Advising time is here for rising seniors! Here are the times available for you to come in for advising to receive a permission number:
Friday, March 31: 8:30 AM- 3:00 PM
Monday, April 3: - 11:00 AM - 4:00 PM
Tuesday, April 4 - 1:00 PM - 4:00 PM
Wednesday, April 5 -1:00 PM - 4:00 PM
Please note that we do not schedule meetings for advising. Permission numbers are given first come/first serve so the longer you wait the less chance you have of getting the section you prefer.
When you arrive for advising you should have already chosen the section you want and you should have a back up in case the section is full. Your permission number guarantees a seat in the capstone you choose and you can use the permission number to add the capstone as a fifth course if you need to overload. The sections, times, and descriptions of capstones being offered are listed below.
DESCRIPTIONS
MMS 450.01 - Tuesday 6:15 - 8:45 PM
This Capstone will focus on General Management, Strategy, and Execution of that Strategy. This will be done in two ways. First, we will go over Harvard Business School Cases that deal with the three focus areas mentioned above. We will discuss those cases in class and each student will turn in a brief on each case. Those briefs will be graded by another student and then turned in to me for my concurrence. Second, we will work on a semester long business simulation in which you will have to turn a struggling company into a profitable and successful business. We will form business teams of 4-5 students that will work together to focus on strategy, finance, production, marketing and all the key elements that interact to build their business. There will be a couple of practice rounds to get you used to the simulation and then you will go through 8 rounds of decision making - 1 round per week with each round representing a full year for the company. Through this simulation you will build your business acumen and decision-making confidence as you interpret data, shape strategies and experience the results of your decisions. To learn more about the simulation go to: http://www.capsim.com
MMS 450.02 - Mon/Wed 10:05 - 11:20 AM
How does an idea turn into a business? Where do these ideas come from? How does one discover how many customers really want a product or service, if that product or service is feasible to implement, if it can survive competition, and if it can be profitable? Even if the business idea is sound, does the person or group with the idea have the background and skills to make it happen? This course teaches students to answer these questions using a combination of traditional lecture, case studies, and experiential learning through the generation and evaluation of some of their own business ideas.

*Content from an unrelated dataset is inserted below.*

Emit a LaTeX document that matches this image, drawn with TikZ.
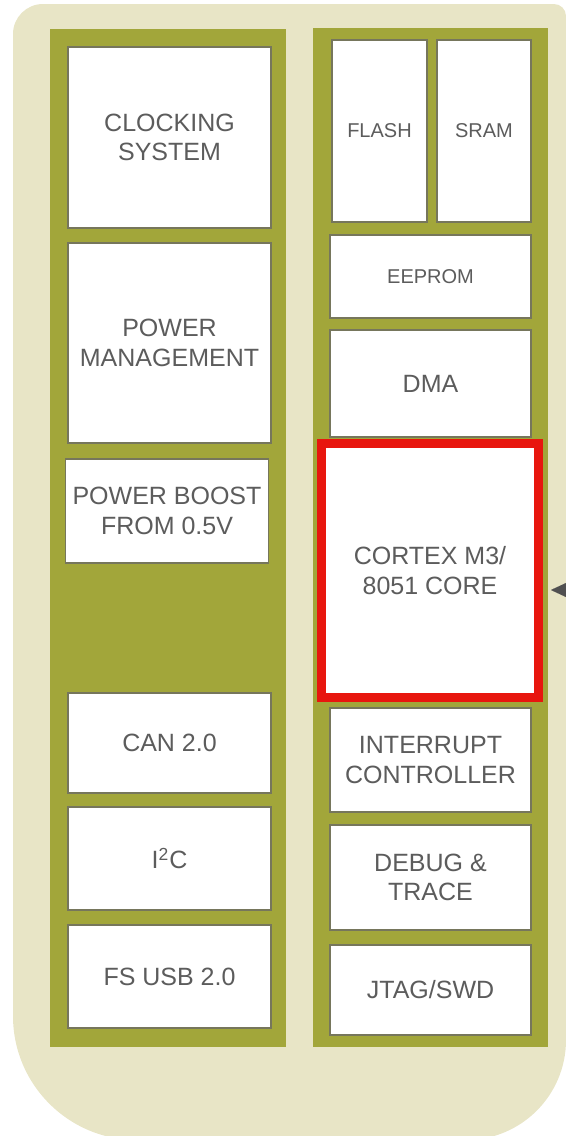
\documentclass[tikz,border=0pt]{standalone}
\usepackage{fontspec}
\setmainfont{Liberation Sans}
\usepackage{xcolor}
\usepackage{tikz}
\usetikzlibrary{arrows.meta,positioning}
\definecolor{chipBeige}{RGB}{232,229,198}
\definecolor{chipOlive}{RGB}{162,166,58}
\definecolor{chipGray}{RGB}{92,92,92}
\definecolor{chipLine}{RGB}{118,118,92}
\definecolor{chipRed}{RGB}{232,22,14}
\definecolor{chipArrow}{RGB}{80,80,80}

\tikzset{
    blk/.style={draw=chipLine, line width=0.8pt, fill=white, text=chipGray,
        align=center, inner sep=0pt, minimum width=101.5pt,
        font=\fontsize{12.5}{14.7}\selectfont},
    blksmall/.style={blk, font=\fontsize{10}{12}\selectfont},
    corebox/.style={blk, draw=chipRed, line width=4.5pt}
}

\begin{document}
\begin{tikzpicture}[x=0.5pt,y=-0.5pt]

    \useasboundingbox (0,0) rectangle (566,1136);

    % =========================
    % Background
    % =========================
    \fill[chipBeige] (13,600) [rounded corners=15pt] -- (13,4)
        [rounded corners=6pt] -- (566,4)
        [rounded corners=50pt] -- (566,1140)
        [rounded corners=62pt] -- (13,1140) -- cycle;

    % panels
    \fill[chipOlive] (50,29) rectangle (286,1047);
    \fill[chipOlive] (313,28) rectangle (548,1047);

    % =========================
    % Left column
    % =========================
    \node[blk, minimum height=90.5pt] (clk) at (169.5,137.5) {CLOCKING\\SYSTEM};
    \node[blk, minimum height=100pt] (pwr) at (169.5,343) {POWER\\MANAGEMENT};
    \node[blk, minimum height=52pt] (boost) at (167,511) {POWER BOOST\\FROM 0.5V};
    \node[blk, minimum height=50pt] (can) at (169.5,743) {CAN 2.0};
    \node[blk, minimum height=51.5pt] (iic) at (169.5,858.5) {I\textsuperscript{2}C};
    \node[blk, minimum height=51.5pt] (usb) at (169.5,976.5) {FS USB 2.0};

    % =========================
    % Right column
    % =========================
    \node[blksmall, minimum width=47.5pt, minimum height=91pt] (flash) at (379.5,131) {FLASH};
    \node[blksmall, minimum width=47pt, minimum height=91pt] (sram) at (484,131) {SRAM};
    \node[blksmall, minimum width=100.5pt, minimum height=41.5pt] (eeprom) at (430.5,276.5) {EEPROM};
    \node[blk, minimum width=100.5pt, minimum height=53.5pt] (dma) at (430.5,383.5) {DMA};
    \node[corebox, minimum width=108.5pt, minimum height=127pt] (core) at (430,570.5) {CORTEX M3/\\8051 CORE};
    \node[blk, minimum width=100.5pt, minimum height=52pt] (irq) at (430.5,760) {INTERRUPT\\CONTROLLER};
    \node[blk, minimum width=100.5pt, minimum height=52.5pt] (dbg) at (430.5,877.5) {DEBUG \&\\TRACE};
    \node[blk, minimum width=100.5pt, minimum height=45pt] (jtag) at (430.5,990) {JTAG/SWD};

    % bus arrow into the core
    \coordinate (busin) at (585,590);
    \coordinate (bustip) at (551,590);
    \draw[chipArrow, line width=0.01pt, -{Triangle[length=7.5pt,width=7pt]}] (busin) -- (bustip);

\end{tikzpicture}
\end{document}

MMS 450.04 – Tu/Th 11:45 – 1:00 PM
GOALS:
(1) Offer a capstone course and experience for students in the Markets & Management Studies Program;
(2) Briefly review major perspectives and concepts from core courses that you have had:
(a) with brief review of neoclassical and efficiency approaches;
(b) with counterpoint of institutionalist, ecological, and strategy approaches;
(c) with special reference to global variations.
(3) Apply and test our ideas on a weekly basis with structured discussion of popular press coverage of M&M issues;
(4) In teams, generate and critique a business plan from social science perspectives;
(5) Produce a case study final project of a product, firm, industry, occupation, country, or region, which draws upon two or more different intellectual perspectives (from core courses, or disciplinary perspectives).
MMS 450.05 – Wed 6:15 – 8:45 PM
The course will examine corporate strategy from different angles. We will be analyzing the strategies that companies use that are in different industries, as well as strategies that smaller versus larger organizations employ. We will also be examining the importance of sustainability principles (environmental, energy savings and financial sustainability) and how these principles are part of corporate strategy and how they play into both the reputation of the firm and its efficiencies. Course requirements will include a strategy simulation exercise performed in teams and individual written assignments on specific company cases. Each student will write a paper comparing and contrasting the strategies of two firms in two different industries. Course attendance and participation are also graded.